На дворе шумел ночной, уже по-апрельски бодрый и по-весеннему тёплый дождь, и каждая капля была с горошину и каждая капля разбивалась, отдельно звеня.

Лауридс Рист в своей комнате глубоко ушёл в кресло, забытая трубка не дымилась, в раскрытое окно залетали дождевые брызги, в тёмной комнате шум дождя отозвался заглушение — было похоже на то, что в комнате бьется какое-то огромное встревоженное сердце.

И, как слепой, который в своей вечной темноте безотчётным движением улавливает смену дня и ночи, так Лауридс Рист, ещё не слыша, услышал, что дверь его комнаты приоткрыли чьи-то слабеющие, умирающие руки. Лауридс Рист вскочил.

Когда чулки фру Сельмы, прошелестев по полу, исчезли за дверью, ботаник Екбом открыл глаза и сбросил с себя одеяло. Минуты две спустя маленькая фигурка, вся в белом, заковыляла к окну, худенькие ручонки и горячие, как у больного ребёнка, подняли с полу туфельки фру Екбом, потрогали, потрогали их и поставили обратно на место, и те же ручонки толкнули оконную раму и те же ручонки рванули на себе рубашку, подставляя хрипящую, обнажённую грудь дождю, ночи и такой страшной, такой бесконечной темени.

Господин советник ночь проспал хорошо, но поутру проснулся с изжогой, фрау Берта, как всегда, уже была на ногах, и господин советник, морщась, попросил дать ему соды. 

Глава седьмая.

Зловещие признаки

Ночь… ночь… ночь…— какое простое и вместе с тем страшное слово, как играет оно маленьким человеческим сердцем: то вводит его в заблуждение, то показывает ему подлинный лик правды, то сбрасывает его в бездонные провалы, то поднимает его к лунным высотам. Ночью всё кажется иным: невозможное превращается в возможное, храбрец становится трусом, и трус идёт напролом, острые камни не жалят, а ровная мирная тропа кажется усеянной гвоздями.
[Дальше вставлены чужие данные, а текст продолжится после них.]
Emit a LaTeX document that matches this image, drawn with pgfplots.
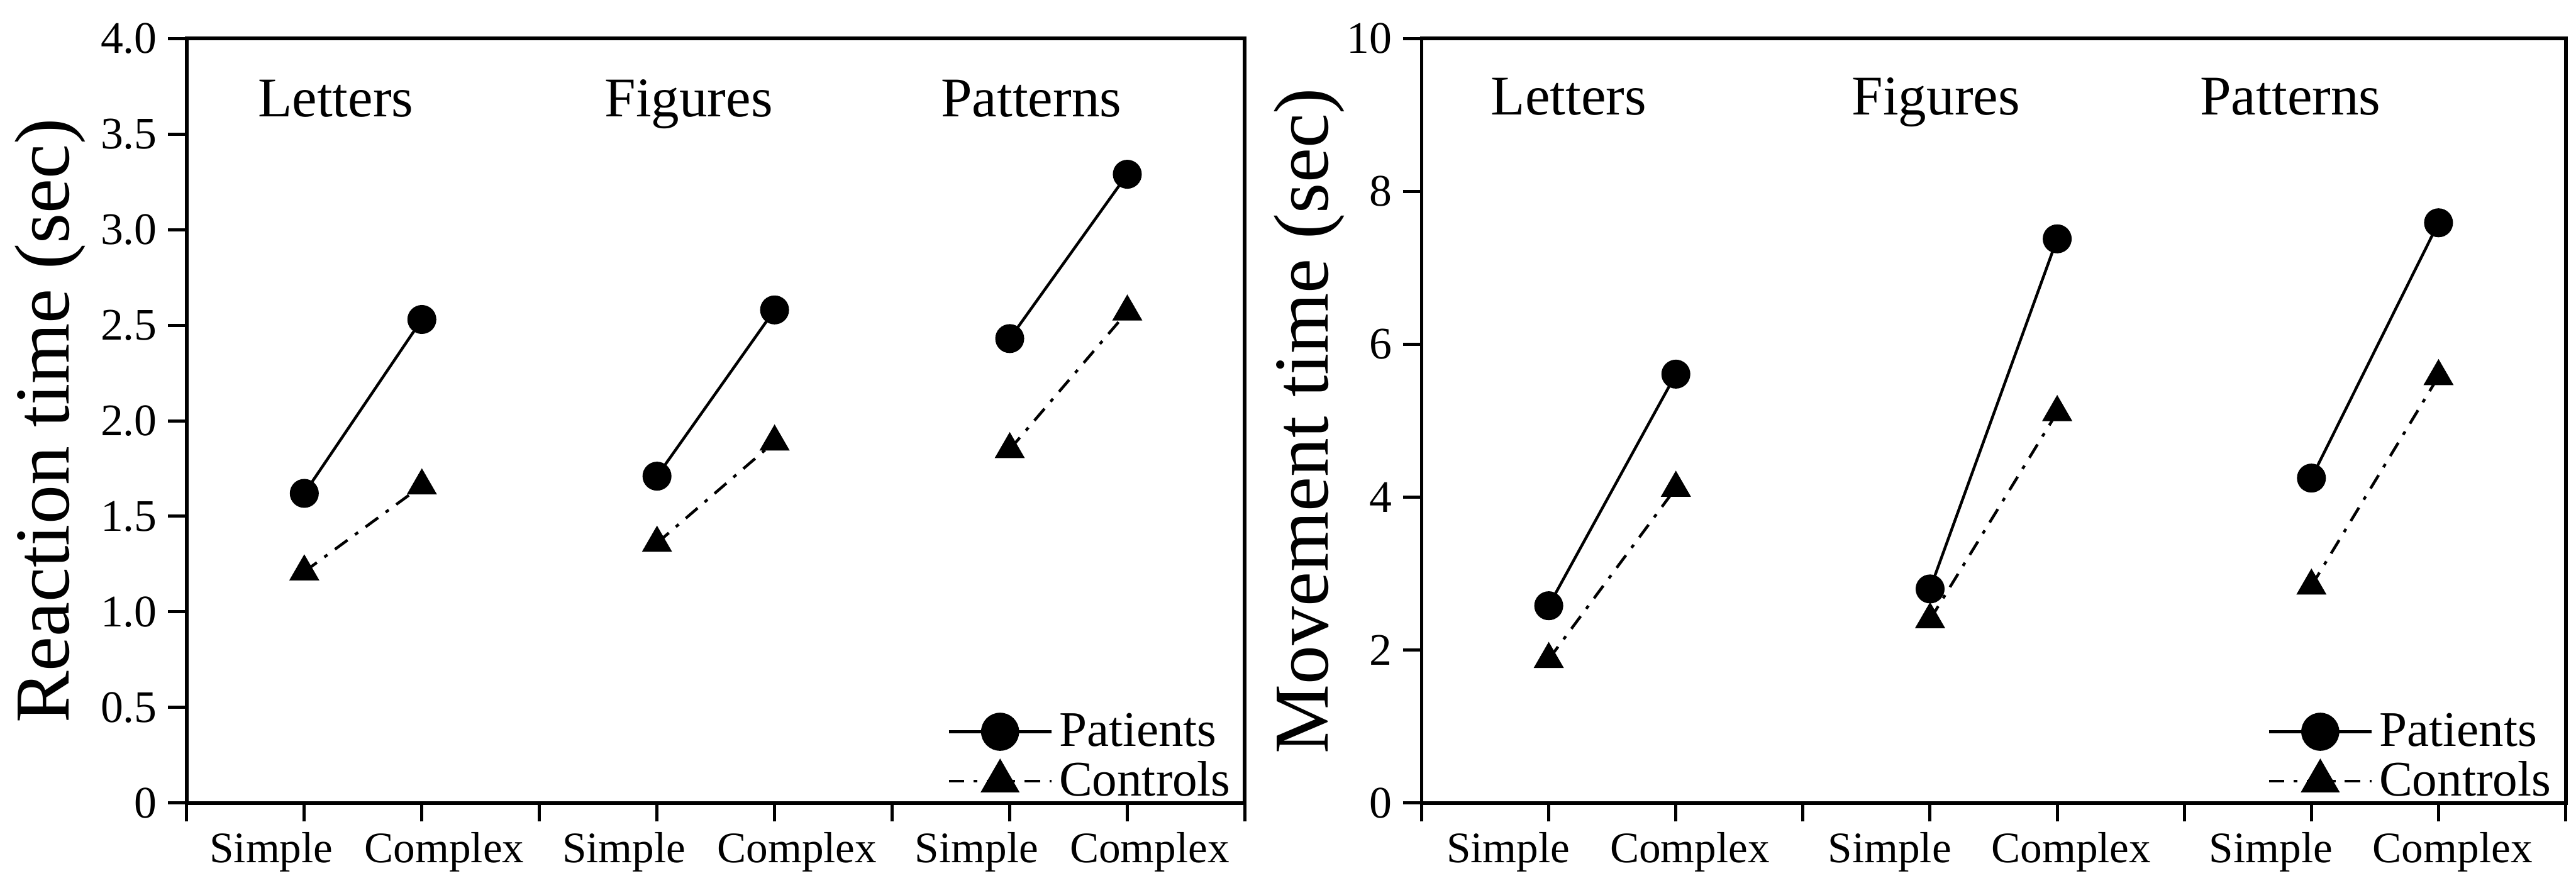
\documentclass[border=0pt]{standalone}
\usepackage{fontspec}
\setmainfont{Liberation Serif}
\usepackage{pgfplots}
\pgfplotsset{compat=1.18}
\tikzset{grp/.style={anchor=base west, inner sep=0pt, font=\fontsize{18}{18}\selectfont}}
\newcommand\sh[2]{\makebox[0pt]{\hspace*{#1}#2}}
\begin{document}
\begin{tikzpicture}
\pgfplotsset{
  common/.style={
    scale only axis,
    axis line style={line width=1.2pt},
    tick style={line width=1pt, black},
    tick align=outside,
    major tick length=6pt,
    xtick pos=left, ytick pos=left,
    xmin=0, xmax=9,
    xtick={0,1,2,3,4,5,6,7,8,9},
    xticklabel style={font=\fontsize{14}{14}\selectfont},
    yticklabel style={font=\fontsize{14.5}{14.5}\selectfont},
    /pgf/number format/assume math mode=true,
    clip=false,
    unbounded coords=jump,
    legend style={draw=none, fill=none, font=\fontsize{16}{16}\selectfont,
      at={(rel axis cs:0.993,-0.006)}, anchor=south east, row sep=-0.5pt, inner sep=0pt},
    legend cell align=left,
    legend image code/.code={\draw[mark repeat=2,mark phase=2,every mark/.append style={scale=1.35}] plot coordinates {(0pt,0pt)(16.5pt,0pt)(33pt,0pt)};},
    ylabel style={anchor=center, font=\fontsize{25}{25}\selectfont},
  },
  pat/.style={black, line width=0.9pt, mark=*, mark size=4.2pt, mark options={solid}},
  con/.style={black, line width=0.9pt, dash pattern=on 5pt off 3pt on 1.2pt off 3pt, mark=triangle*, mark size=4.7pt, mark options={solid}},
}
\path (0pt,-25pt) rectangle (825pt,258pt);
\begin{axis}[common, at={(60pt,0pt)}, anchor=south west, width=340pt, height=245.6pt,
  xticklabels={,\sh{-21.2pt}{Simple},\sh{14.4pt}{Complex},,\sh{-21.2pt}{Simple},\sh{14.4pt}{Complex},,\sh{-21.2pt}{Simple},\sh{14.4pt}{Complex},},
  ymin=0, ymax=4, ytick={0,0.5,1,1.5,2,2.5,3,3.5,4},
  yticklabels={0,0.5,1.0,1.5,2.0,2.5,3.0,3.5,4.0},
  ylabel={Reaction time (sec)},
  ylabel style={at={(axis description cs:-0.129,0.5)}}]
\addplot[pat] coordinates {(1,1.62)(2,2.53)(3,nan)(4,1.71)(5,2.58)(6,nan)(7,2.43)(8,3.29)};
\addlegendentry{Patients}
\addplot[con] coordinates {(1,1.21)(2,1.66)(3,nan)(4,1.36)(5,1.89)(6,nan)(7,1.85)(8,2.57)};
\addlegendentry{Controls}
\node[grp] at (axis cs:0.6,3.59) {Letters};
\node[grp] at (axis cs:3.55,3.59) {Figures};
\node[grp] at (axis cs:6.41,3.59) {Patterns};
\end{axis}
\begin{axis}[common, at={(456.8pt,0pt)}, anchor=south west, width=367.6pt, height=245.6pt,
  xticklabels={,\sh{-26pt}{Simple},\sh{9pt}{Complex},,\sh{-26pt}{Simple},\sh{9pt}{Complex},,\sh{-26pt}{Simple},\sh{9pt}{Complex},},
  ymin=0, ymax=10, ytick={0,2,4,6,8,10},
  yticklabels={0,2,4,6,8,10},
  ylabel={Movement time (sec)},
  ylabel style={at={(axis description cs:-0.098,0.5)}}]
\addplot[pat] coordinates {(1,2.58)(2,5.61)(3,nan)(4,2.80)(5,7.38)(6,nan)(7,4.25)(8,7.59)};
\addlegendentry{Patients}
\addplot[con] coordinates {(1,1.88)(2,4.12)(3,nan)(4,2.40)(5,5.11)(6,nan)(7,2.84)(8,5.58)};
\addlegendentry{Controls}
\node[grp] at (axis cs:0.54,9.0) {Letters};
\node[grp] at (axis cs:3.38,9.0) {Figures};
\node[grp] at (axis cs:6.12,9.0) {Patterns};
\end{axis}
\end{tikzpicture}
\end{document}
И это все для того, чтоб поутру бедное человеческое существо всё же тем или иным почувствовало себя обманутым.

И ночь прошла.

Ночной, полный бодрости дождь обернулся дождиком — маленьким, нудным, — апрель сделал гримасу и болезненно схватился за живот, точно проказник, не в меру объевшийся сладким. От Неаполя серым бесконечным обозом поплыли облака, под ним заскрипели деревья, точно давно не смазанные колёса, сторукий погонщик — сирокко, пока ещё сонный, изредка щёлкал кнутом.

Новый день своей жизни «Конкордия» начала поздно, и как круги под глазами после бессонницы, сразу, с самого утра стали проступать кое-какие зловещие признаки.
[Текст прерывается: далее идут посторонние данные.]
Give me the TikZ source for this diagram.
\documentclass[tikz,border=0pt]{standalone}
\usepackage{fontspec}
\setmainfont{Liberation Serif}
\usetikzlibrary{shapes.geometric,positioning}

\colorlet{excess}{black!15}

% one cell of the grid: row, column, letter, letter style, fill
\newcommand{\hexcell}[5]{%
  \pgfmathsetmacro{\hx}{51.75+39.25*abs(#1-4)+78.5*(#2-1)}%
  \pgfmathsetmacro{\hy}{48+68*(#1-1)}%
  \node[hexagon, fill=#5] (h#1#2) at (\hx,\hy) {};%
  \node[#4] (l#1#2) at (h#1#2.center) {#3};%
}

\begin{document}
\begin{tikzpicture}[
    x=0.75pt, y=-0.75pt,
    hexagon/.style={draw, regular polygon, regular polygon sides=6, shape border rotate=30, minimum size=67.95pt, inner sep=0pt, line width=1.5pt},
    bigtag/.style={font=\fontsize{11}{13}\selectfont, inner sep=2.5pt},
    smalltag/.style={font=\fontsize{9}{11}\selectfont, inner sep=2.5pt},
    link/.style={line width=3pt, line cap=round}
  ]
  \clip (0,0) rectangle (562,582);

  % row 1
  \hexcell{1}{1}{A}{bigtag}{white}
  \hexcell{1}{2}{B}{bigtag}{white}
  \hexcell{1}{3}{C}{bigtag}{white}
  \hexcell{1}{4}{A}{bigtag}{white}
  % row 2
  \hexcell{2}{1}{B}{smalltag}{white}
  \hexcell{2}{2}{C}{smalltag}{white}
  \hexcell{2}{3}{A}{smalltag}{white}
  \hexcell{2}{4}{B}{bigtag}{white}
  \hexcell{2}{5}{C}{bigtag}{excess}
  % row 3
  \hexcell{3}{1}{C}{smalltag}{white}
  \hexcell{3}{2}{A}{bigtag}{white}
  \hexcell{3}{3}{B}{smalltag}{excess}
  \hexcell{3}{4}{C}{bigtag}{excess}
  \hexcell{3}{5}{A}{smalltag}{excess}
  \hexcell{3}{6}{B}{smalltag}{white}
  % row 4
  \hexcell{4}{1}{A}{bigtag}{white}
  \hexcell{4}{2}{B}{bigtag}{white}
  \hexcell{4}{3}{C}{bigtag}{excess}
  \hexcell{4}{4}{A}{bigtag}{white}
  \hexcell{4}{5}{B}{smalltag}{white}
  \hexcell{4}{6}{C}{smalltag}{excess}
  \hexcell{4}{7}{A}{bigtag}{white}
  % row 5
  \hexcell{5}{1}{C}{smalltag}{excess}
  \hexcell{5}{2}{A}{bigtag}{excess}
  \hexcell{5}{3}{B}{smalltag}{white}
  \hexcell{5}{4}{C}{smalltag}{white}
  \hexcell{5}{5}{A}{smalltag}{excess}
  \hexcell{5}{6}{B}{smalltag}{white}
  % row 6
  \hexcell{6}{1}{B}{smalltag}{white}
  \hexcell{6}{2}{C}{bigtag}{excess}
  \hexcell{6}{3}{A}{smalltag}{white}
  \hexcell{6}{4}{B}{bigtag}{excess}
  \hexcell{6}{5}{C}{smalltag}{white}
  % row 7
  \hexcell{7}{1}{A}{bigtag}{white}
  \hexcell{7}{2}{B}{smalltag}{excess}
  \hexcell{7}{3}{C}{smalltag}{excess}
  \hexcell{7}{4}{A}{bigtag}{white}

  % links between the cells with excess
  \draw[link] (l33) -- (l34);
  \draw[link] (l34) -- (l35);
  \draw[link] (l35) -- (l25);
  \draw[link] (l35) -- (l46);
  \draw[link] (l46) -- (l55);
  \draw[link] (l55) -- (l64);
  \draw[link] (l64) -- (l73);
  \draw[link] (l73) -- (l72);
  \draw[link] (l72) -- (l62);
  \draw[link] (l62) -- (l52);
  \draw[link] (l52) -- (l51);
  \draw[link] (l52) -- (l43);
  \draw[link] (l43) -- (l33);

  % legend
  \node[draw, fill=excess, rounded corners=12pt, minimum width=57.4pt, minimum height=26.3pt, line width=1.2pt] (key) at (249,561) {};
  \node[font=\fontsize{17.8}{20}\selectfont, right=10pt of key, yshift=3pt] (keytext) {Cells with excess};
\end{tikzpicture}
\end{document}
Прежде всего Мадлена разбила две чашки и тем погубила Пипину гордость: синий кофейный сервиз; Пипо неистово обрушился на жёсткий кустарник негритёнка в юбке, — из-под кустарника стекали слёзы на грязный фартук: и проклинала Мадлена всех тедесков и всех англичан, которые не дают труженикам передохнуть, выспаться, а потому всё валится из рук, а потому и погибли эти хорошенькие, эти невинные чашечки.

Затем фрейлейн Бетти Килленберг в экстренном порядке обратилась к Пипо Розетти с решительной просьбой тотчас предоставить ей отдельную от Альмы Брунн комнату, ибо не желает она больше отогревать на своей груди коварную змею. А змея, разъединяя умывальные принадлежности, свою щётку брезгливо отстраняя от зубной щётки Бетти Килленберг, шипела:

— Зато сегодня вы сможете играть ему шимми и даже тустеп.

К первому завтраку сошли одни только мужчины, а господин Рисслер и кофе не допил: получил свою почту, только газеты — он исступлённо скомкал номер «Lustige Blät ter,» швырнул салфетку и поднялся. Идя, запнулся о ногу доктора Пресслера, обозлился и прошёлся насчёт танцоров, чьи ноги лезут всюду, — и вспыхнул доктор Пресслер и обозвал Аугуста Рисслера весьма нелестным, по-видимому, медицинским термином, и только вмешательство господина советника предотвратило крупную ссору.